Yine bu alanda Kyoto’nun en ünlü mahallelerinden biri olan Gion var. Burası kimonoları ile dolaşan gerçek geyşaları görebileceğiniz, geyşa kültürünün hala devam ettiği restoranlarla ve çay evleri ile dolu bir yer. Geyşaların kıyafetlerine özenirseniz siz de kimono kiralayıp Kyoto sokaklarını bu şekilde gezebilirsiniz, özellikle Asyalı turistlerin çok sevdiği bir yöntem.
Kyoto şehir merkezi için son iki önerim de Kyoto Tower ve Nishiki Market. Kyoto Tower diğer şehirlerdeki kuleler kadar yüksek olmasa da Kyoto’nun genel olarak alçak yapılanmış bir şehir olması sayesinde çok güzel bir manzara sunuyor. Nishiki Market ise yemeğe dair pek çok şeyi bulabileceğiniz bir adres. Özellikle deniz ürünü satan dükkanlar son derece ilgi çekici. Bir de “Japonya’da kavun 100 usd’ymiş.” gibi cümlelerin çok da hurafe olmadığını farkedeceğiniz manavları görebilirsiniz burada.
Benim Kyoto’da en sevdiğim yer ise şehrin dışında yer alan Arashiayima bölgesi. Buraya otobüs veya taksi ile ulaşabileceğiniz gibi, Kyoto’dan bisiklet kiralayarak da gidebilirsiniz. Trafik ve geçeceğiniz yollar bisiklet sürmek için ideal. Üstelik bisikletli olursanız turist kalabalığından kaçıp yemyeşil yerleri de ziyaret edebilirsiniz. Arashiayima adeta filmlerden çıkmış bir yer gibi. Tekerlekli tahteravan benzeri araçları çeken insanları görünce ortam size de son derece sürreal gelecektir.
Arashiayima’ya turistlerin akın etmesinin sebebi sevimli bir yer olmasının ötesinde, muazzam bir bambu ormanının bulunması. Bambu ormanı o kadar güzel ve nizami ki, adeta Japonların mükemmeliyetçiliğinin bir ifadesi.
Japonya’nın benim için en enteresan tapınaklarından biri de Arashiayima’da. Çok popüler bir tapınak olmasa da kesinlikle görülmeye değer.
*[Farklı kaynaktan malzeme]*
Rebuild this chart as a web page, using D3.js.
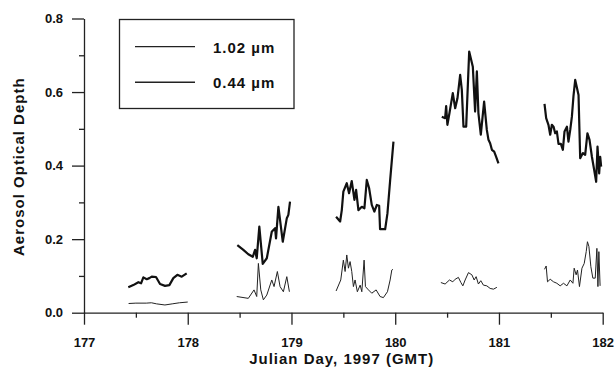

Vaktiyle bir sel bir de tayfun dolayısıyla yıkılmış Nenbutsu-ji tapınağının kaderi 1955 yılında buraya gelen bir rahip sayesinde değişmiş. Rahip, tapınağı ziyaret edenlerin “rakan” adı verilen heykellerden yapmasını istemiş. Her heykel farklı bir kişi tarafından yapıldığı için de birbirinden eğlenceli ve absürd heykeller ortaya çıkmış. Günümüze kadar heykellerin sayısı 1200’ü bulmuş.
Kyoto ve çevresi gezilecek yerleri ve sıcak atmosferi ile kısa sürede sizi kendisine aşık edecek, Japonya gezinizin yıldızı olacak bir yer.